_Task requirements_
Exactly retype the opening line of the entries and every line after it, ending with the line that contains "import matplotlib.pyplot as plt". Skip all pictures.

** Begin **

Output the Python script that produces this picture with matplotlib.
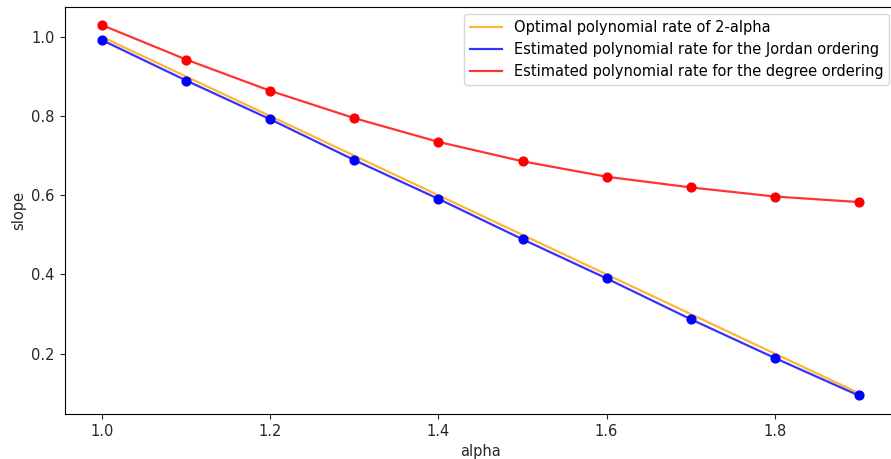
import matplotlib
matplotlib.use("Agg")
import matplotlib.pyplot as plt

alpha = [1.0, 1.1, 1.2, 1.3, 1.4, 1.5, 1.6, 1.7, 1.8, 1.9]
optimal = [1.0, 0.9, 0.8, 0.7, 0.6, 0.5, 0.4, 0.3, 0.2, 0.1]
jordan = [0.992, 0.890, 0.792, 0.689, 0.591, 0.489, 0.390, 0.287, 0.189, 0.094]
degree = [1.030, 0.943, 0.864, 0.795, 0.735, 0.686, 0.647, 0.620, 0.597, 0.583]

fs = 10.5
fig = plt.figure(figsize=(8.91, 4.59), dpi=100)
left, right, top, bottom = 64.5, 896.5, 6.7, 414
ax = fig.add_axes([left/891, 1-bottom/459, (right-left)/891, (bottom-top)/459])

ax.plot(alpha, optimal, color='orange', alpha=0.8, lw=1.6, label='Optimal polynomial rate of 2-alpha')
ax.plot(alpha, jordan, color='blue', alpha=0.8, lw=1.6, label='Estimated polynomial rate for the Jordan ordering')
ax.plot(alpha, degree, color='red', alpha=0.8, lw=1.6, label='Estimated polynomial rate for the degree ordering')
ax.scatter(alpha, jordan, color='blue', s=40, zorder=3)
ax.scatter(alpha, degree, color='red', s=40, zorder=3)

ax.set_xlabel('alpha', fontsize=fs, color='#262626')
ax.set_ylabel('slope', fontsize=fs, color='#262626')
ax.set_xticks([1.0, 1.2, 1.4, 1.6, 1.8])
ax.set_yticks([0.2, 0.4, 0.6, 0.8, 1.0])
ax.tick_params(labelsize=fs, colors='#262626')
ax.legend(loc='upper right', fontsize=fs, handlelength=2.2)

fig.savefig('out.png', dpi=100)
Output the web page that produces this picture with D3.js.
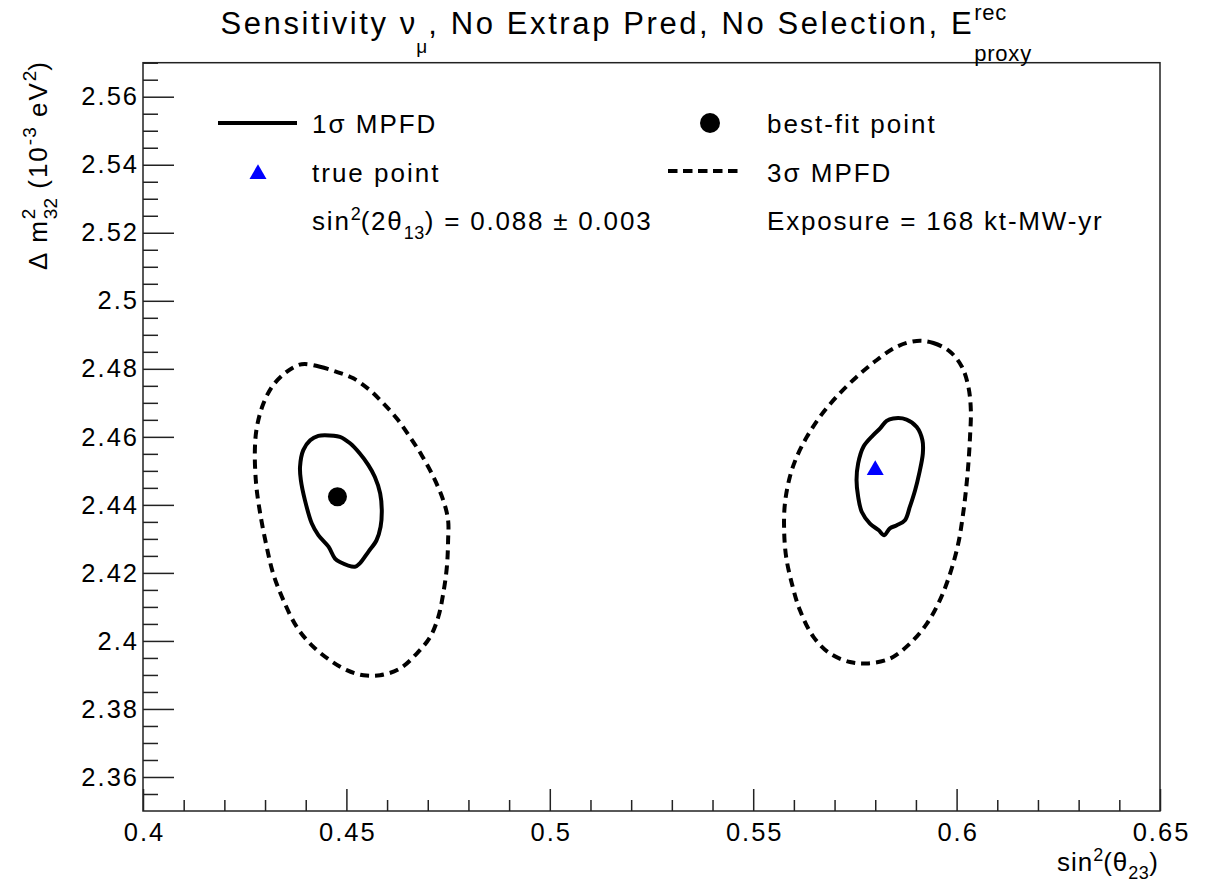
<!DOCTYPE html>
<html>
<head>
<meta charset="utf-8">
<script src="https://cdn.jsdelivr.net/npm/d3@7"></script>
<style>
  body { margin: 0; background: #fff; }
  svg { display: block; font-family: "Liberation Sans", Arial, sans-serif; }
  svg text { white-space: pre; }
</style>
</head>
<body>
<div id="chart"></div>
<script>
// Canvas and frame
var svgWidth = 1212;
var svgHeight = 882;
var frame = { left: 143, top: 62.7, right: 1160, bottom: 811 };

// Axis ranges and ticks
var xDomain = [0.4, 0.65];
var yDomain = [2.35, 2.57];
var xTicks = [0.4, 0.45, 0.5, 0.55, 0.6, 0.65];
var xTickLabels = ["0.4", "0.45", "0.5", "0.55", "0.6", "0.65"];
var yTicks = [2.36, 2.38, 2.4, 2.42, 2.44, 2.46, 2.48, 2.5, 2.52, 2.54, 2.56];
var yTickLabels = ["2.36", "2.38", "2.4", "2.42", "2.44", "2.46", "2.48", "2.5", "2.52", "2.54", "2.56"];

// Contours: [sin^2(theta23), dm2_32]
var left1Sigma = [
  [0.4447, 2.4605], [0.4484, 2.4600], [0.4509, 2.4581], [0.4533, 2.4551], [0.4554, 2.4517],
  [0.4570, 2.4482], [0.4583, 2.4434], [0.4587, 2.4384], [0.4584, 2.4335], [0.4574, 2.4296],
  [0.4554, 2.4262], [0.4533, 2.4228], [0.4521, 2.4218], [0.4484, 2.4232], [0.4472, 2.4242],
  [0.4456, 2.4277], [0.4431, 2.4311], [0.4415, 2.4345], [0.4398, 2.4414], [0.4388, 2.4473],
  [0.4386, 2.4512], [0.4394, 2.4561], [0.4411, 2.4590], [0.4431, 2.4603]
];
var left3Sigma = [
  [0.4398, 2.4814], [0.4435, 2.4806], [0.4476, 2.4791], [0.4517, 2.4772], [0.4558, 2.4737],
  [0.4591, 2.4698], [0.4624, 2.4654], [0.4656, 2.4600], [0.4685, 2.4546], [0.4714, 2.4482],
  [0.4738, 2.4414], [0.4750, 2.4355], [0.4750, 2.4296], [0.4747, 2.4218], [0.4738, 2.4139],
  [0.4726, 2.4071], [0.4706, 2.4012], [0.4673, 2.3963], [0.4632, 2.3919], [0.4583, 2.3899],
  [0.4542, 2.3899], [0.4501, 2.3914], [0.4460, 2.3943], [0.4415, 2.3987], [0.4378, 2.4041],
  [0.4345, 2.4120], [0.4320, 2.4198], [0.4304, 2.4277], [0.4288, 2.4375], [0.4278, 2.4463],
  [0.4275, 2.4561], [0.4280, 2.4629], [0.4296, 2.4698], [0.4320, 2.4752], [0.4353, 2.4791],
  [0.4382, 2.4811]
];
var right1Sigma = [
  [0.5844, 2.4654], [0.5877, 2.4651], [0.5902, 2.4629], [0.5916, 2.4590], [0.5917, 2.4551],
  [0.5908, 2.4492], [0.5898, 2.4443], [0.5885, 2.4394], [0.5873, 2.4355], [0.5853, 2.4340],
  [0.5836, 2.4331], [0.5822, 2.4311], [0.5808, 2.4326], [0.5787, 2.4345], [0.5767, 2.4379],
  [0.5758, 2.4424], [0.5754, 2.4473], [0.5758, 2.4522], [0.5771, 2.4571], [0.5795, 2.4605],
  [0.5812, 2.4625], [0.5828, 2.4647]
];
var right3Sigma = [
  [0.5902, 2.4882], [0.5943, 2.4876], [0.5984, 2.4850], [0.6013, 2.4806], [0.6029, 2.4747],
  [0.6035, 2.4679], [0.6033, 2.4600], [0.6029, 2.4522], [0.6023, 2.4443], [0.6015, 2.4365],
  [0.6004, 2.4286], [0.5984, 2.4198], [0.5959, 2.4120], [0.5927, 2.4051], [0.5885, 2.3992],
  [0.5836, 2.3948], [0.5779, 2.3934], [0.5738, 2.3938], [0.5689, 2.3963], [0.5648, 2.4012],
  [0.5615, 2.4090], [0.5595, 2.4169], [0.5581, 2.4247], [0.5576, 2.4326], [0.5578, 2.4404],
  [0.5590, 2.4482], [0.5607, 2.4541], [0.5632, 2.4600], [0.5664, 2.4659], [0.5705, 2.4718],
  [0.5754, 2.4776], [0.5804, 2.4826], [0.5853, 2.4865]
];
var bestFit = [0.4478, 2.4424];
var truePoint = [0.5800, 2.4502];

var svg = d3.select("#chart").append("svg")
  .attr("width", svgWidth)
  .attr("height", svgHeight);

var xScale = d3.scaleLinear().domain(xDomain).range([frame.left, frame.right]);
var yScale = d3.scaleLinear().domain(yDomain).range([frame.bottom, frame.top]);

// Lay out text pieces one after another (for sub/superscripts)
function richText(parent, x, y, segs, opts) {
  opts = opts || {};
  var outer = parent.append("g")
    .attr("transform", "translate(" + x + "," + y + ")" + (opts.rotate ? " rotate(-90)" : ""));
  var g = outer.append("g");
  var cx = 0;
  segs.forEach(function(s) {
    var parts = s.stack ? s.stack : [s];
    var w = 0;
    parts.forEach(function(p) {
      var t = g.append("text")
        .attr("x", cx)
        .attr("y", p.dy || 0)
        .attr("font-size", p.fs)
        .attr("letter-spacing", p.ls || 0)
        .attr("fill", "#000")
        .text(p.t);
      w = Math.max(w, t.node().getComputedTextLength());
    });
    cx += w;
  });
  if (opts.anchor === "end") g.attr("transform", "translate(" + (-cx) + ",0)");
  return outer;
}

// Contours
var contour = d3.line()
  .x(function(d) { return xScale(d[0]); })
  .y(function(d) { return yScale(d[1]); })
  .curve(d3.curveCatmullRomClosed.alpha(0.5));

[left3Sigma, right3Sigma].forEach(function(c) {
  svg.append("path").attr("d", contour(c))
    .attr("fill", "none").attr("stroke", "#000")
    .attr("stroke-width", 4).attr("stroke-dasharray", "9,6");
});
[left1Sigma, right1Sigma].forEach(function(c) {
  svg.append("path").attr("d", contour(c))
    .attr("fill", "none").attr("stroke", "#000")
    .attr("stroke-width", 4);
});

// Points
svg.append("circle")
  .attr("cx", xScale(bestFit[0])).attr("cy", yScale(bestFit[1]))
  .attr("r", 9.5).attr("fill", "#000");

var tri = d3.symbol().type(d3.symbolTriangle).size(125);
svg.append("path").attr("d", tri())
  .attr("transform", "translate(" + xScale(truePoint[0]) + "," + yScale(truePoint[1]) + ")")
  .attr("fill", "#0000ff");

// Axes: major and minor ticks drawn inward
var yMinor = d3.range(2.355, 2.5701, 0.005).filter(function(v) { return Math.abs(Math.round(v * 50) - v * 50) > 1e-6; });
var xMinor = d3.range(0.41, 0.6501, 0.01).filter(function(v) { return Math.abs(Math.round(v * 20) - v * 20) > 1e-6; });

var yAxis = svg.append("g")
  .attr("transform", "translate(" + frame.left + ",0)")
  .call(d3.axisLeft(yScale).tickValues(yTicks).tickSize(-31).tickPadding(4)
    .tickFormat(function(d, i) { return yTickLabels[i]; }));
svg.append("g")
  .attr("transform", "translate(" + frame.left + ",0)")
  .call(d3.axisLeft(yScale).tickValues(yMinor).tickSize(-15).tickFormat(""));

var xAxis = svg.append("g")
  .attr("transform", "translate(0," + frame.bottom + ")")
  .call(d3.axisBottom(xScale).tickValues(xTicks).tickSize(-22).tickPadding(12)
    .tickFormat(function(d, i) { return xTickLabels[i]; }));
svg.append("g")
  .attr("transform", "translate(0," + frame.bottom + ")")
  .call(d3.axisBottom(xScale).tickValues(xMinor).tickSize(-11).tickFormat(""));

svg.selectAll(".domain").remove();
svg.selectAll(".tick line").attr("stroke", "#222").attr("stroke-width", 1.5);
svg.selectAll(".tick text")
  .attr("font-family", "Liberation Sans, Arial, sans-serif")
  .attr("font-size", 25.5).attr("letter-spacing", 2).attr("fill", "#000");
xAxis.selectAll(".tick text").attr("dx", 1);

// Frame
svg.append("rect")
  .attr("x", frame.left).attr("y", frame.top)
  .attr("width", frame.right - frame.left).attr("height", frame.bottom - frame.top)
  .attr("fill", "none").attr("stroke", "#222").attr("stroke-width", 1.5);

// Title
richText(svg, 220.5, 34, [
  { t: "Sensitivity ", fs: 31, ls: 2.6 },
  { t: "ν", fs: 31, ls: 1 },
  { t: "μ", fs: 19, dy: 19, ls: 1 },
  { t: ", No Extrap Pred, No Selection, E", fs: 31, ls: 2.6 },
  { stack: [{ t: "rec", fs: 22, dy: -14, ls: 0.8 }, { t: "proxy", fs: 22, dy: 27, ls: 0.8 }] }
]);

// Axis titles
richText(svg, 1158, 871, [
  { t: "sin", fs: 26, ls: 1 },
  { t: "2", fs: 18, dy: -10 },
  { t: "(θ", fs: 26, ls: 1 },
  { t: "23", fs: 18, dy: 8, ls: 0.5 },
  { t: ")", fs: 26 }
], { anchor: "end" });

richText(svg, 47, 62, [
  { t: "Δ m", fs: 26, ls: 2 },
  { stack: [{ t: "2", fs: 19, dy: -12 }, { t: "32", fs: 19, dy: 10 }] },
  { t: " (10", fs: 26, ls: 2 },
  { t: "-3", fs: 19, dy: -11, ls: 1 },
  { t: " eV", fs: 26, ls: 2 },
  { t: "2", fs: 19, dy: -11 },
  { t: ")", fs: 26 }
], { anchor: "end", rotate: true });

// Legend
var legendLabels = ["1σ MPFD", "best-fit point", "true point", "3σ MPFD"];
svg.append("line").attr("x1", 218).attr("x2", 297).attr("y1", 123).attr("y2", 123)
  .attr("stroke", "#000").attr("stroke-width", 4);
svg.append("circle").attr("cx", 710).attr("cy", 123).attr("r", 10).attr("fill", "#000");
svg.append("path").attr("d", tri()).attr("transform", "translate(258,174)").attr("fill", "#0000ff");
svg.append("line").attr("x1", 668).attr("x2", 740).attr("y1", 171).attr("y2", 171)
  .attr("stroke", "#000").attr("stroke-width", 4).attr("stroke-dasharray", "9.5,5.5");

var legendPos = [[312, 133], [767, 133], [312, 182], [767, 182]];
legendLabels.forEach(function(l, i) {
  richText(svg, legendPos[i][0], legendPos[i][1], [{ t: l, fs: 26, ls: 2 }]);
});

richText(svg, 312, 230, [
  { t: "sin", fs: 26, ls: 1.8 },
  { t: "2", fs: 18, dy: -10 },
  { t: "(2θ", fs: 26, ls: 1.8 },
  { t: "13", fs: 18, dy: 9, ls: 0.5 },
  { t: ") = 0.088 ± 0.003", fs: 26, ls: 1.8 }
]);
richText(svg, 767, 230, [{ t: "Exposure = 168 kt-MW-yr", fs: 26, ls: 1.8 }]);
</script>
</body>
</html>
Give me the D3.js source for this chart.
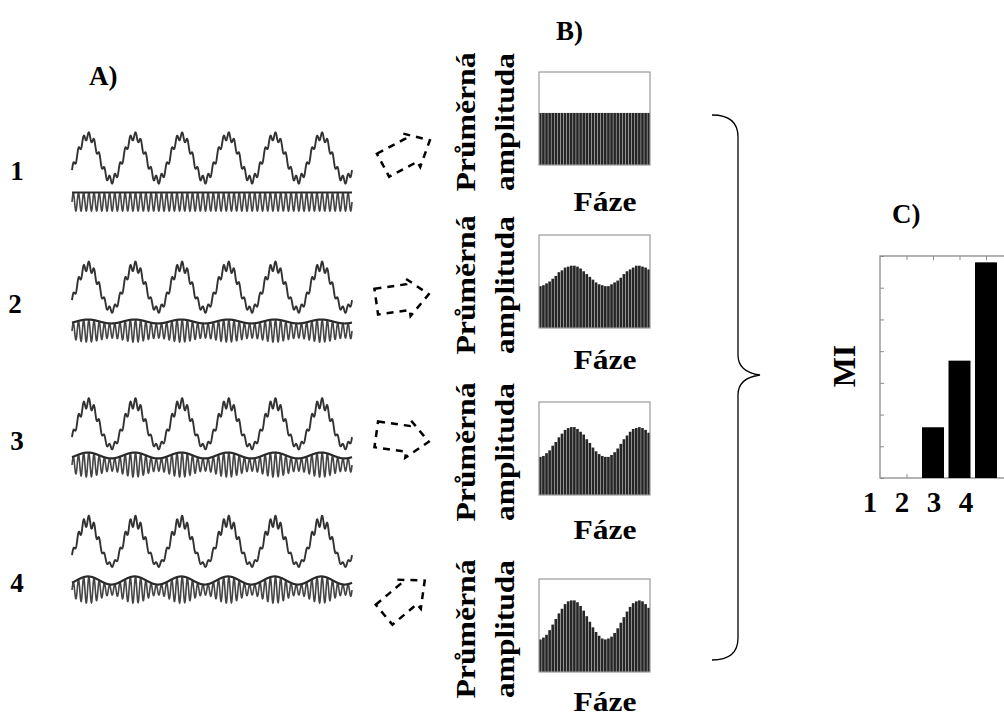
<!DOCTYPE html>
<html>
<head>
<meta charset="utf-8" />
<script src="https://cdn.jsdelivr.net/npm/d3@7"></script>
<style>
  body { margin: 0; background: #fff; }
  text { font-family: "Liberation Serif", "Times New Roman", serif; font-weight: bold; fill: #000; }
</style>
</head>
<body>
<svg id="chart" width="1004" height="720"></svg>
<script>
// row names (panels A and B)
const rowLabels = ["1", "2", "3", "4"];

// panel A: how strongly the fast wave amplitude follows the slow phase, per row
const coupling = [0, 0.22, 0.33, 0.45];
const slowCycles = 6;
const fastPerSlow = 9;

// panel B: mean amplitude per phase bin (36 bins, two phase cycles), per row
const ampRow1 = [56, 56, 56, 56, 56, 56, 56, 56, 56, 56, 56, 56, 56, 56, 56, 56, 56, 56,
                 56, 56, 56, 56, 56, 56, 56, 56, 56, 56, 56, 56, 56, 56, 56, 56, 56, 56];
const ampRow2 = [45, 46, 48, 50, 53, 56, 60, 62, 65, 66, 67, 67, 66, 64, 61, 58, 55, 52,
                 49, 47, 46, 45, 45, 47, 49, 51, 54, 58, 61, 63, 65, 67, 67, 66, 65, 63];
const ampRow3 = [41, 42, 45, 48, 53, 57, 62, 66, 70, 72, 73, 73, 71, 68, 65, 60, 56, 51,
                 47, 44, 42, 41, 41, 43, 46, 50, 55, 60, 64, 68, 71, 72, 73, 72, 70, 67];
const ampRow4 = [35, 37, 40, 45, 51, 57, 63, 68, 73, 76, 77, 77, 75, 71, 66, 60, 54, 48,
                 43, 39, 36, 35, 36, 38, 42, 47, 53, 59, 65, 70, 74, 76, 77, 76, 73, 69];
const ampRows = [ampRow1, ampRow2, ampRow3, ampRow4];

// panel C: modulation index per row
const miLabels = ["1", "2", "3", "4"];
const miValues = [0, 1.6, 3.7, 6.8];

const svg = d3.select("#chart");

// soft blur, the original signals are fuzzy
svg.append("defs").append("filter").attr("id", "soft")
  .append("feGaussianBlur").attr("stdDeviation", 0.45);

// ---------- panel A ----------
svg.append("text").attr("x", 89).attr("y", 85).attr("font-size", 27).text("A)");

const rowLabelY = [180, 313, 450, 592];
const rowLabelX = [17, 15, 17, 17];
rowLabels.forEach((lab, i) => {
  svg.append("text").attr("x", rowLabelX[i]).attr("y", rowLabelY[i])
    .attr("font-size", 27).attr("text-anchor", "middle").text(lab);
});

const sigX = d3.scaleLinear().domain([0, 1]).range([72, 352]);
const waveCenter = [158, 288, 425, 543];
const bandCenter = [202, 331, 465, 590];
const samples = d3.range(0, 1.0001, 1 / 1600);
const slowPhase = t => 2 * Math.PI * slowCycles * t - 0.58;
const fastPhase = t => 2 * Math.PI * slowCycles * fastPerSlow * t;

const gA = svg.append("g").attr("filter", "url(#soft)");
coupling.forEach((m, i) => {
  const wy = d3.scaleLinear().domain([-1, 1]).range([waveCenter[i] + 22, waveCenter[i] - 22]);
  const by = d3.scaleLinear().domain([-1, 1]).range([bandCenter[i] + 9, bandCenter[i] - 9]);
  const env = t => 1 + m * Math.sin(slowPhase(t));

  const wave = d3.line()
    .x(t => sigX(t))
    .y(t => wy(Math.sin(slowPhase(t)) + 0.17 * env(t) * Math.sin(fastPhase(t))));
  const osc = d3.line()
    .x(t => sigX(t))
    .y(t => by(env(t) * Math.sin(fastPhase(t))));
  const top = d3.line()
    .x(t => sigX(t))
    .y(t => by(env(t)) - 0.5);

  gA.append("path").attr("d", wave(samples)).attr("fill", "none")
    .attr("stroke", "#333").attr("stroke-width", 1.9);
  gA.append("path").attr("d", osc(samples)).attr("fill", "none")
    .attr("stroke", "#444").attr("stroke-width", 1.6);
  gA.append("path").attr("d", top(samples)).attr("fill", "none")
    .attr("stroke", "#2a2a2a").attr("stroke-width", 2.2);
});

// dashed block arrows between A and B
const arrowShape = [[-26, -13], [6, -13], [6, -19], [27, 0], [6, 19], [6, 13], [-26, 13]];
const arrowPlace = [
  { x: 406, y: 153, rot: -28 },
  { x: 402, y: 298, rot: -8 },
  { x: 402, y: 438, rot: 8 },
  { x: 404, y: 598, rot: -40 }
];
arrowPlace.forEach(a => {
  svg.append("path")
    .attr("d", d3.line()(arrowShape) + "Z")
    .attr("transform", `translate(${a.x},${a.y}) rotate(${a.rot})`)
    .attr("fill", "none").attr("stroke", "#000")
    .attr("stroke-width", 2.5).attr("stroke-dasharray", "7,6");
});

// ---------- panel B ----------
svg.append("text").attr("x", 556).attr("y", 40).attr("font-size", 27).text("B)");

const boxTop = [72, 235, 402, 579];
const fazeOffset = [46, 41, 44, 39];
const boxH = 93;
const xB = d3.scaleBand().domain(d3.range(36)).range([539, 650]).paddingInner(0.14);

ampRows.forEach((vals, i) => {
  const y0 = boxTop[i], y1 = boxTop[i] + boxH;
  const yB = d3.scaleLinear().domain([0, 100]).range([y1, y0]);
  const g = svg.append("g");

  g.selectAll("rect.bin").data(vals).join("rect")
    .attr("class", "bin")
    .attr("x", (d, j) => xB(j))
    .attr("width", xB.bandwidth())
    .attr("y", d => yB(d))
    .attr("height", d => yB(0) - yB(d))
    .attr("fill", "#262626");

  g.append("rect").attr("x", 539).attr("y", y0).attr("width", 111).attr("height", boxH)
    .attr("fill", "none").attr("stroke", "#9a9a9a").attr("stroke-width", 1.2);

  const cy = y0 + 50;
  svg.append("text").attr("transform", `translate(475,${cy}) rotate(-90)`)
    .attr("text-anchor", "middle").attr("font-size", 27)
    .attr("textLength", 139).attr("lengthAdjust", "spacingAndGlyphs").text("Průměrná");
  svg.append("text").attr("transform", `translate(514,${cy}) rotate(-90)`)
    .attr("text-anchor", "middle").attr("font-size", 27)
    .attr("textLength", 138).attr("lengthAdjust", "spacingAndGlyphs").text("amplituda");
  svg.append("text").attr("x", 605).attr("y", y1 + fazeOffset[i])
    .attr("text-anchor", "middle").attr("font-size", 28)
    .attr("textLength", 63).attr("lengthAdjust", "spacingAndGlyphs").text("Fáze");
});

// curly brace
svg.append("path")
  .attr("d", "M712,115 Q738,115 738,137 L738,355 Q738,372 760,375 Q738,378 738,395 L738,638 Q738,660 712,660")
  .attr("fill", "none").attr("stroke", "#000").attr("stroke-width", 1.3);

// ---------- panel C ----------
svg.append("text").attr("x", 892).attr("y", 223).attr("font-size", 27).text("C)");

const xC = d3.scaleLinear().domain([0, 5]).range([880, 1012.5]);
const yC = d3.scaleLinear().domain([0, 7]).range([478, 256]);
const gC = svg.append("g");

gC.append("rect").attr("x", xC(0)).attr("y", yC(7))
  .attr("width", xC(5) - xC(0)).attr("height", yC(0) - yC(7))
  .attr("fill", "none").attr("stroke", "#8c8c8c").attr("stroke-width", 1.3);

const tickStyle = sel => {
  sel.select(".domain").remove();
  sel.selectAll(".tick line").attr("stroke", "#8c8c8c");
};
gC.append("g").attr("transform", `translate(${xC(0)},0)`)
  .call(d3.axisLeft(yC).ticks(7).tickSize(-4).tickFormat("")).call(tickStyle);
gC.append("g").attr("transform", `translate(0,${yC(7)})`)
  .call(d3.axisTop(xC).tickValues([1, 2, 3, 4]).tickSize(-4).tickFormat("")).call(tickStyle);
gC.append("g").attr("transform", `translate(0,${yC(0)})`)
  .call(d3.axisBottom(xC).tickValues([1, 2, 3, 4]).tickSize(-4).tickFormat("")).call(tickStyle);

gC.selectAll("rect.mi").data(miValues).join("rect")
  .attr("class", "mi")
  .attr("x", (d, i) => xC(i + 1) - 11)
  .attr("width", 22)
  .attr("y", d => yC(d))
  .attr("height", d => yC(0) - yC(d))
  .attr("fill", "#000");

miLabels.forEach((lab, i) => {
  svg.append("text").attr("x", 870 + i * 32).attr("y", 512)
    .attr("text-anchor", "middle").attr("font-size", 29).text(lab);
});

svg.append("text").attr("transform", "translate(855,366) rotate(-90)")
  .attr("text-anchor", "middle").attr("font-size", 32).text("MI");
</script>
</body>
</html>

** End **

_Answer to this task_
Output the Python script that produces this picture with matplotlib.
import matplotlib
matplotlib.use("Agg")
import matplotlib.pyplot as plt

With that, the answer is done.